XIII Domenica Tempo Ordinario
Il più contiene il meno
(1Re 19, 16.19-21; Gàlati 5, 1.13-18; Luca 9, 51-62)
Ascoltiamo il Vangelo:
“Mentre stavano compiendosi i giorni in cui sarebbe stato elevato in alto, Gesù prese la ferma decisione di mettersi in cammino verso Gerusalemme e mandò messaggeri davanti a sé. Questi si incamminarono ed entrarono in un villaggio di Samaritani per preparargli l’ingresso. Ma essi non vollero riceverlo, perché era chiaramente in cammino verso Gerusalemme. Quando videro ciò, i discepoli Giacomo e Giovanni dissero: «Signore, vuoi che diciamo che scenda un fuoco dal cielo e li consumi?». Si voltò e li rimproverò. E si misero in cammino verso un altro villaggio. Mentre camminavano per la strada, un tale gli disse: «Ti seguirò dovunque tu vada». E Gesù gli rispose: «Le volpi hanno le loro tane e gli uccelli del cielo i loro nidi, ma il Figlio dell’uomo non ha dove posare il capo». A un altro disse: «Seguimi». E costui rispose: «Signore, permettimi di andare prima a seppellire mio padre». Gli replicò: «Lascia che i morti seppelliscano i loro morti; tu invece va’ e annuncia il regno di Dio». Un altro disse: «Ti seguirò, Signore; prima però lascia che io mi congedi da quelli di casa mia». Ma Gesù gli rispose: «Nessuno che mette mano all’aratro e poi si volge indietro, è adatto per il regno di Dio»”.
Prima il regno di Dio poi tutto il resto. Perché questa indicazione e questo primato? Annunciando il regno di Dio si ha la totalità. Dove c’è il tutto non manca nulla. Se si annuncia e si testimonia che il regno di Dio è in mezzo a noi, se si vive lo spirito che Gesù è venuto ad insegnarci, il resto è una conseguenza. Il più contiene il meno. Occorre crederci. Occorre entrare in questa logica.
Gesù non inganna nessuno. Parla chiaro. Addirittura sembra che scoraggi coloro che, con entusiasmo, gli manifestano la gioia e l’impegno di seguirlo. “Le volpi hanno le loro tane e gli uccelli del cielo i loro nidi, ma il Figlio dell’uomo non ha dove posare il capo”. Chi si sente rispondere in questo modo è come se si getta acqua fredda sull’inizio di un incendio.

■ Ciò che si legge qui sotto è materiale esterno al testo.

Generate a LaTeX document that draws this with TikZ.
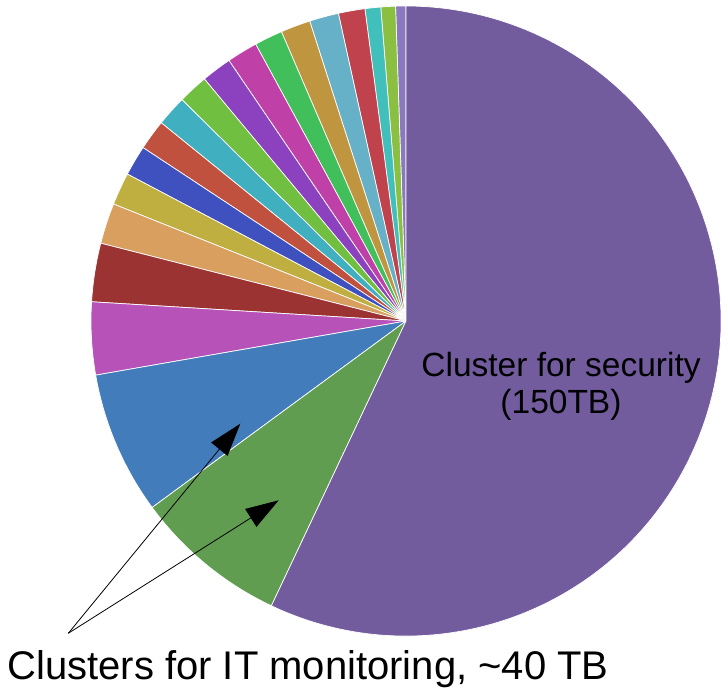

Ma Gesù non è un adulatore o un adescatore. Dietro a sé non vuole numeri, non vuole folle, ma solo coerenza, costanza e convinzione che l’adesione è per servire e non per servirsi. È una forma di selezione quella che opera Gesù. Vuole alla sua sequela solo coloro che pongono l’amore per il Padre e le esigenze del regno al primo posto.
Linguaggio duro quello di Gesù. Esigenze notevoli quelle per il regno. Ma è così per ogni cosa. Tutto ciò che scegliamo nella vita ci porta, inevitabilmente, a delle rinunce. Non si può avere tutto. Occorre scegliere. E, quando si sceglie, lo si fa in base all’amore che si porta nel cuore verso ciò che si desidera e preferisce. La sofferenza per ciò che si lascia è mitigata dalla gioia di ciò che si riceve. La compensazione interviene a spegnere la fatica di dover dire dei no. Ma non è questo l’atteggiamento che deve prevalere quanto piuttosto quello del sì. Dire sì è scelta. Ed è questa che deve emergere. Ogni scelta comporta delle rinunce, ma ogni rinuncia è fatta per essere liberi di scegliere.
Scegliere Gesù è salutare, benefico, salvifico. Vale la pena rinunciare a tutto per avere questa ricchezza che bonifica e benefica il cuore. Questo non ci metterà al riparo dalle sconfitte, dagli scoraggiamenti, dalle delusioni. Ma chi si è incamminato non deve mai volgersi indietro. La determinazione di arrivare al compimento diventa benzina che fa camminare, fiducia che rincuora. Anche lo scalatore di una grande montagna si scoraggia, si affatica, ma la gioia della vitta lo attira e gli infonde il coraggio di continuare, casomai stringendo i denti, ma continuare. Anche il corridore è attratto dal filo di lana del traguardo altrimenti chi gli darebbe la forza di portare a termine una maratona di oltre cinquanta kilometri? L’amore per Dio e il suo regno infondono fiducia nel cuore per continuare a camminare alla sequela di Cristo che per quanto faticosa possa essere ci dona la certezza del suo abbraccio. Un bambino che inizia a camminare, lascia di gattonare perché la voce della mamma o del papà lo attirano. Solo per questo sia alza si butta tra le loro braccia che lo accolgono. Il regno di Dio è un tuffo tra le braccia del Padre.